Offshore wind has made its way to the Atlantic. Over 200 miles from the shore of Agucadoura, Portugal, a two-megawatt turbine is currently floating on the sea and will soon generate power. The project is expected to be up and running after a few weeks of testing. The turbine is a joint project between Seattle-based wind developer Principle Power and a Portuguese utility.
The turbine and floating platform were assembled onshore, then towed out to the open Atlantic. So how exactly does a tall wind turbine with a wide wingspan float in the ocean? The company behind the turbine says they have come up with a technology that reduces wave and wind movement on the platform, “which allows a large turbine to be placed in waters with depths of more that 164 feet, where it is able to capture stronger winds,” Renewable Energy World reported today.
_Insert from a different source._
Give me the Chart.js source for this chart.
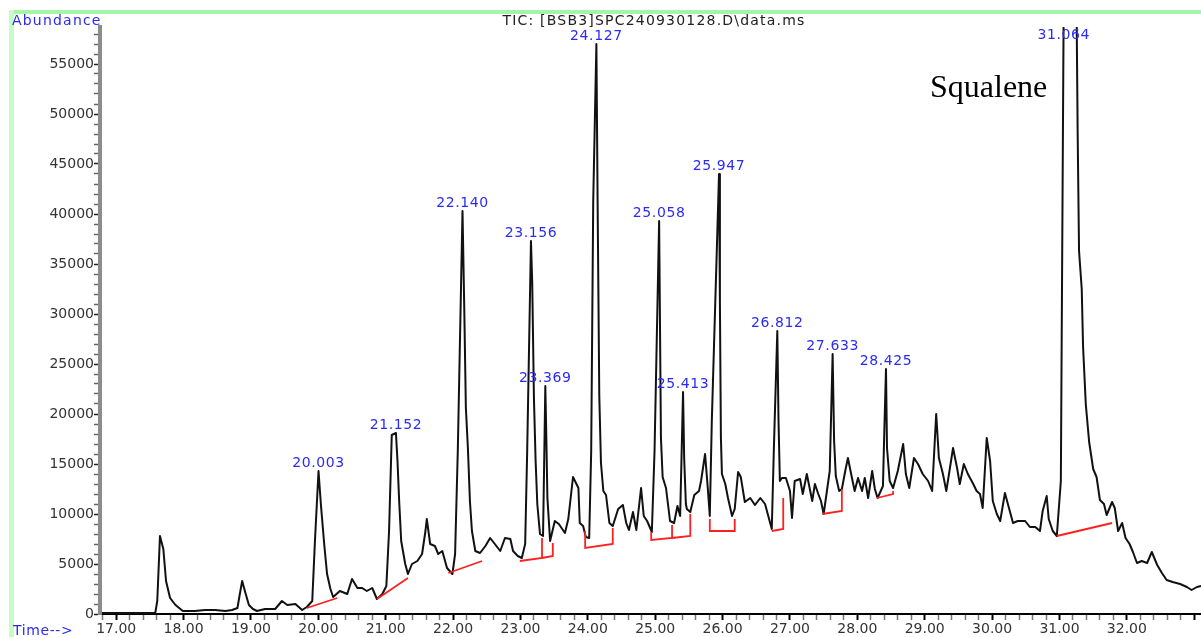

The company says that any wind turbine can be used with the platform.
“In a way we are making a similar leap towards new energy resources as the Oil & Gas industry did in the 1970’s when it began using floating structures,” Alla Weinstein, CEO of Principle Power, said in a statement. The single Portugal turbine is a pilot for a larger program that will ultimately be a 150 MW offshore floating wind farm.
Will Texas be next? One company, Baryonyx, is working on developing windfarms with hundreds of turbines off the coasts of Corpus Christi and Brownsville. The company has leased 67,500 acres offshore, the most of any wind energy company in the state.